Over the fireplace in the Laclede Commons great room, there are five wooden statues, one for each of the branches of the Armed Forces in which a Laclede Groves resident has served. The one on the end – the little lady in the Coast Guard uniform – was made special for Mabel Stamm.
“I had a state service job in Illinois when (World War II) broke out in ’43. There were a lot of girls in my office signing up,” Mabel recalls. “A lot of them went into the Army, a lot of them went into the Navy. I don’t know why, but I said ‘I’m going into the Coast Guard.’” What made Mabel’s decision especially puzzling — even to Mabel herself — is the fact that she didn’t know how to swim.

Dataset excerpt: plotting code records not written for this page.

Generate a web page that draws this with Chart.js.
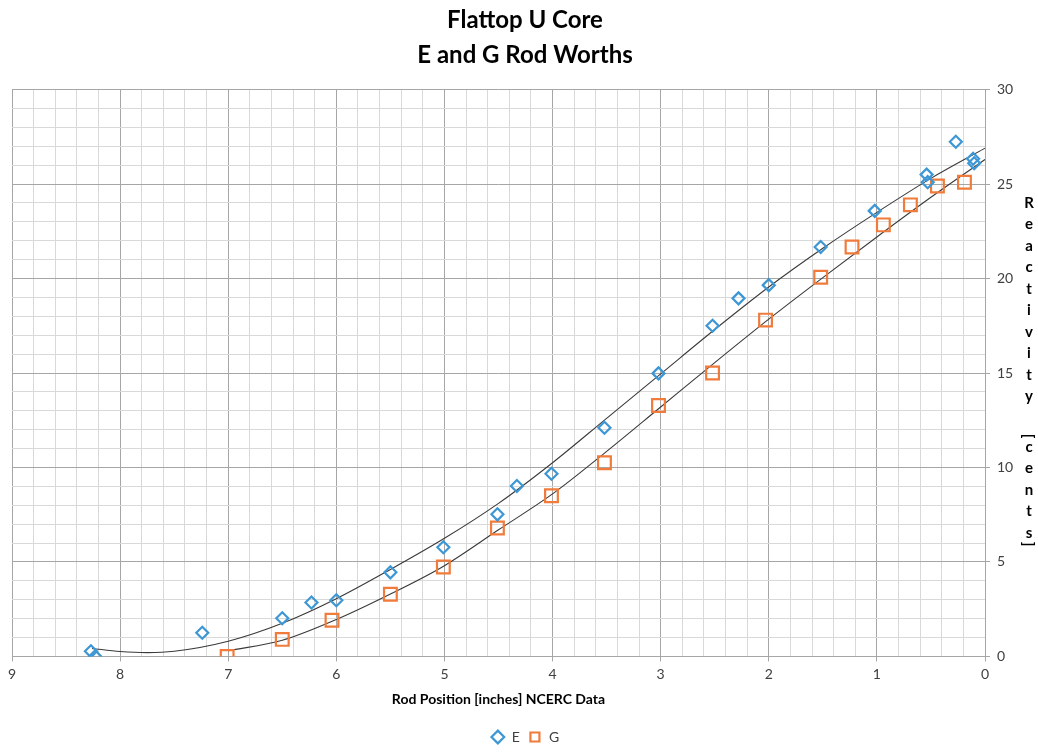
<!DOCTYPE html>
<html><head><meta charset="utf-8">
<script src="https://cdn.jsdelivr.net/npm/chart.js@4"></script>
<style>html,body{margin:0;padding:0;background:#fff}#wrap{width:1038px;height:754px}</style>
</head><body><div id="wrap"><canvas id="c" width="1038" height="754"></canvas></div>
<script>
// Measured data (rod position in inches, reactivity in cents)
const eX = [8.27, 8.23, 7.24, 6.50, 6.23, 6.00, 5.50, 5.01, 4.51, 4.33, 4.01, 3.52, 3.02, 2.52, 2.28, 2.00, 1.52, 1.02, 0.54, 0.53, 0.27, 0.11, 0.10];
const eY = [0.27, 0.00, 1.25, 2.02, 2.85, 2.97, 4.45, 5.78, 7.52, 9.02, 9.67, 12.10, 14.98, 17.50, 18.95, 19.65, 21.67, 23.58, 25.50, 25.10, 27.24, 26.34, 26.10];
const gX = [7.01, 6.50, 6.04, 5.50, 5.01, 4.51, 4.01, 3.52, 3.02, 2.52, 2.03, 1.52, 1.23, 0.94, 0.69, 0.44, 0.19];
const gY = [0.00, 0.90, 1.91, 3.29, 4.73, 6.80, 8.50, 10.25, 13.28, 15.00, 17.80, 20.07, 21.67, 22.84, 23.90, 24.90, 25.10];
// Trend lines
const eTrendX = [8.26, 8.0, 7.75, 7.5, 7.0, 6.5, 6.0, 5.5, 5.0, 4.5, 4.0, 3.5, 3.0, 2.5, 2.0, 1.5, 1.0, 0.5, 0.0];
const eTrendY = [0.42, 0.26, 0.20, 0.27, 0.80, 1.75, 3.05, 4.60, 6.25, 8.10, 10.25, 12.60, 14.95, 17.30, 19.55, 21.60, 23.50, 25.30, 26.90];
const gTrendX = [7.0, 6.5, 6.0, 5.5, 5.0, 4.5, 4.0, 3.5, 3.0, 2.5, 2.0, 1.5, 1.0, 0.5, 0.0];
const gTrendY = [0.30, 0.85, 1.95, 3.30, 4.80, 6.70, 8.60, 10.85, 13.20, 15.55, 17.85, 20.05, 22.20, 24.30, 26.30];
const seriesNames = ['E', 'G'];
const titleLines = ['Flattop U Core', 'E and G Rod Worths'];
const xTitle = 'Rod Position [inches] NCERC Data';
const yTitle = 'Reactivity [cents]';

const pts = (xs, ys) => xs.map((x, i) => ({x, y: ys[i]}));
const MAJOR = '#a6a6a6', MINOR = '#d9d9d9';
const isInt = v => Math.abs(v - Math.round(v)) < 1e-6;
const isFive = v => isInt(v) && Math.round(v) % 5 === 0;

const stackedTitle = {
  id: 'stackedTitle',
  afterDraw(chart) {
    const ctx = chart.ctx;
    ctx.save();
    ctx.font = 'bold 15px Lato';
    ctx.fillStyle = '#000';
    ctx.textAlign = 'center';
    ctx.textBaseline = 'middle';
    const cx = 1029;
    let y = 203;
    const chars = yTitle.split('');
    chars.forEach((ch, i) => {
      if (ch === '[' || ch === ']') {
        ctx.save();
        ctx.translate(cx, y);
        ctx.rotate(Math.PI / 2);
        ctx.fillText(ch, 0, 0);
        ctx.restore();
      } else if (ch !== ' ') {
        ctx.fillText(ch, cx, y);
      }
      const nxt = chars[i + 1];
      y += (ch === '[' || ch === ']' || nxt === '[' || nxt === ']') ? (ch === ' ' ? 18 : 11) : 21.5;
    });
    ctx.restore();
  }
};

new Chart(document.getElementById('c'), {
  type: 'scatter',
  data: {
    datasets: [
      {label: seriesNames[0], data: pts(eX, eY), pointStyle: 'rectRot', pointRadius: 6, pointHoverRadius: 6,
       borderColor: '#3d97d5', backgroundColor: 'rgba(255,255,255,0)', pointBorderWidth: 2.2, borderWidth: 2.2},
      {label: seriesNames[1], data: pts(gX, gY), pointStyle: 'rect', pointRadius: 9, pointHoverRadius: 9,
       borderColor: '#f07b3b', backgroundColor: 'rgba(255,255,255,0)', pointBorderWidth: 2.2, borderWidth: 2.2},
      {label: 'trendE', data: pts(eTrendX, eTrendY), showLine: true, pointRadius: 0, borderColor: '#3a3a3a',
       borderWidth: 1.1, cubicInterpolationMode: 'monotone', fill: false},
      {label: 'trendG', data: pts(gTrendX, gTrendY), showLine: true, pointRadius: 0, borderColor: '#3a3a3a',
       borderWidth: 1.1, cubicInterpolationMode: 'monotone', fill: false}
    ]
  },
  options: {
    responsive: false,
    animation: false,
    devicePixelRatio: 1,
    layout: {padding: {left: 12, right: 0, top: 0, bottom: 0}},
    plugins: {
      title: {display: true, text: titleLines, color: '#000', font: {family: 'Lato', size: 24, weight: 'bold', lineHeight: 1.45},
              padding: {top: 3, bottom: 17}},
      legend: {position: 'bottom',
        labels: {usePointStyle: true, boxHeight: 9, padding: 8, color: '#404040', font: {family: 'Lato', size: 14},
                 filter: item => item.datasetIndex < 2}},
      tooltip: {enabled: false}
    },
    scales: {
      x: {type: 'linear', reverse: true, min: 0, max: 9,
        ticks: {stepSize: 0.2, autoSkip: false, maxRotation: 0, color: '#404040', font: {family: 'Lato', size: 14}, padding: 5,
                callback: v => isInt(v) ? String(Math.round(v)) : ''},
        grid: {color: c => (c.tick && isInt(c.tick.value)) ? MAJOR : MINOR,
               tickColor: c => (c.tick && isInt(c.tick.value)) ? MAJOR : 'rgba(0,0,0,0)', tickLength: 5, lineWidth: 1},
        border: {color: MAJOR},
        title: {display: true, text: xTitle, color: '#000', font: {family: 'Lato', size: 14, weight: 'bold'}, padding: {top: 3, bottom: 14}}
      },
      y: {type: 'linear', position: 'right', min: 0, max: 30,
        ticks: {stepSize: 1, autoSkip: false, color: '#404040', font: {family: 'Lato', size: 14}, padding: 7,
                callback: v => isFive(v) ? String(Math.round(v)) : ''},
        grid: {color: c => (c.tick && isFive(c.tick.value)) ? MAJOR : MINOR,
               tickColor: c => (c.tick && isFive(c.tick.value)) ? MAJOR : 'rgba(0,0,0,0)', tickLength: 5, lineWidth: 1},
        border: {color: MAJOR},
        afterFit: s => { s.width = 53; }
      }
    }
  },
  plugins: [stackedTitle]
});
</script>
</body></html>
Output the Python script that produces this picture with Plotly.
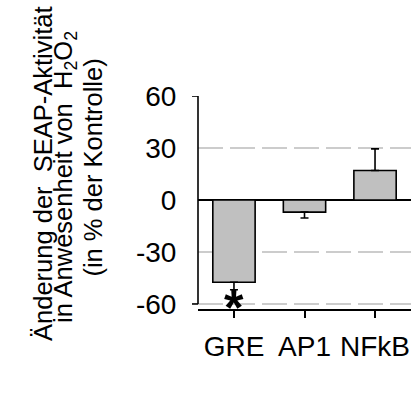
import plotly.graph_objects as go

categories = ["GRE", "AP1", "NFkB"]
values = [-47.5, -7.0, 17.0]
err_plus = [0, 0, 12.5]
err_minus = [4.3, 3.4, 0]
y_ticks = [60, 30, 0, -30, -60]
title_lines = [
    "Änderung der\u00a0\u00a0SEAP-Aktivität",
    "in Anwesenheit von\u00a0\u00a0H<sub>2</sub>O<sub>2</sub>",
    "(in % der Kontrolle)",
]
star_label = "<b>*</b>"

FONT = "Liberation Sans, Arial, sans-serif"

fig = go.Figure()
fig.add_trace(go.Bar(
    x=list(range(len(categories))), y=values, width=0.6,
    marker=dict(color="#c0c0c0", line=dict(color="black", width=1.6)),
    error_y=dict(type="data", symmetric=False, array=err_plus, arrayminus=err_minus,
                 color="black", thickness=1.6, width=4),
    showlegend=False,
))

fig.update_layout(
    width=412, height=396, autosize=False,
    margin=dict(l=198, r=1, t=96, b=87, pad=0),
    paper_bgcolor="white", plot_bgcolor="white",
    font=dict(family=FONT, size=28, color="black"),
    xaxis=dict(
        range=[-0.51, 2.51], tickvals=list(range(len(categories))), ticktext=categories,
        showline=True, linecolor="black", linewidth=1.6,
        ticks="outside", ticklen=7, tickwidth=1.6, tickcolor="black",
        ticklabelstandoff=5,
        showgrid=False, zeroline=False, tickfont=dict(size=28),
    ),
    yaxis=dict(
        range=[-62.9, 60], tickvals=y_ticks, ticktext=[str(v) for v in y_ticks],
        showline=False, ticks="outside", ticklen=15, tickcolor="rgba(0,0,0,0)",
        showgrid=True, gridcolor="#cccccc", gridwidth=1.5, griddash="25px,7px",
        zeroline=True, zerolinecolor="black", zerolinewidth=2,
        tickfont=dict(size=28),
    ),
)

# y-axis line spanning only 60..-60, plus end ticks
fig.add_shape(type="line", xref="paper", yref="y", x0=0, x1=0, y0=min(y_ticks), y1=max(y_ticks),
              line=dict(color="black", width=1.6))
for v in (max(y_ticks), min(y_ticks)):
    fig.add_shape(type="line", xref="paper", yref="y", x0=-6/213, x1=0, y0=v, y1=v,
                  line=dict(color="black", width=1.6))

# significance star below GRE
fig.add_annotation(x=0, y=-60, xref="x", yref="y", text=star_label, showarrow=False,
                   font=dict(family=FONT, size=50, color="black"), yanchor="middle",
                   xanchor="center", yshift=-4)

# y title lines
xs = [-155, -133, -105]
ys = [0.634, 0.62, 0.664]
for t, xs_, y_ in zip(title_lines, xs, ys):
    fig.add_annotation(x=0, y=y_, xref="paper", yref="paper", text=t, textangle=-90,
                       showarrow=False, xanchor="center", yanchor="middle", xshift=xs_,
                       font=dict(family=FONT, size=25.5, color="black"))

fig.write_html("out.html")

“The first thing we learned was how to work in the water,” Mabel says. “Now, the government had taken over the Biltmore Hotel in Palm Beach, Florida, and even though they had a private pool, they put us out in the ocean our first day. Can you believe it?” The result: a lot of wipe-outs in the surf as the female recruits earned their sea legs.

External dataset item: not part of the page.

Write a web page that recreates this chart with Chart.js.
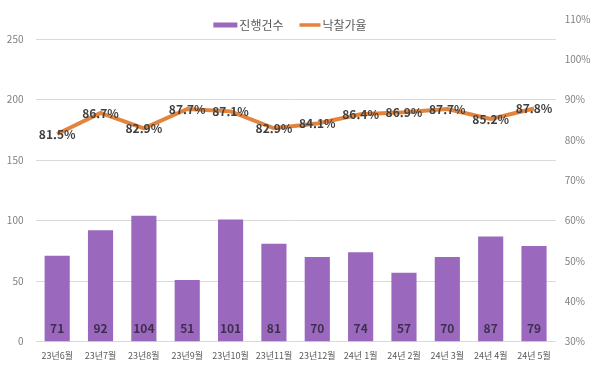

While all of them understood the seriousness of what the war meant, Mabel remembers her time in basic training as one of the most exhilarating times of her life. “I remember marching on the drill field for this sergeant — a fella from Brooklyn,” Mabel says. “He had this accent, and we couldn’t help laughing at it. He was always saying, ‘Youse goyles knack it ahff!’ It’s a wonder we didn’t get disciplined.”
Because of an injury during basic training, Mabel ended up posted in that most land-locked of states: Missouri. In the Coast Guard’s office in the old Post Office building, Mabel served in the steno pool, taking dictation from a commander with “a horrible southern accent.” It seemed only a matter of time before typos would rear their ugly head. “This one time, I typed up a letter for him about a ship that needed a new girder fitted for it,” she says. “He called me in his office – apparently, I’d written a letter about a ship needing a new girdle!”
Today at the age of 92, Mabel still stays in good shape – something she partially attributes to her time in the service. “I belonged to the YMCA for 26 years, doing aerobics in the water. And when I moved here, I was still walking two miles every day,” she says.
“They really take good care of you here,” she says. “They check on you to make sure you’re keeping up with what you’re supposed to be doing to stay in good shape. I’ve made a lot friends here like that.”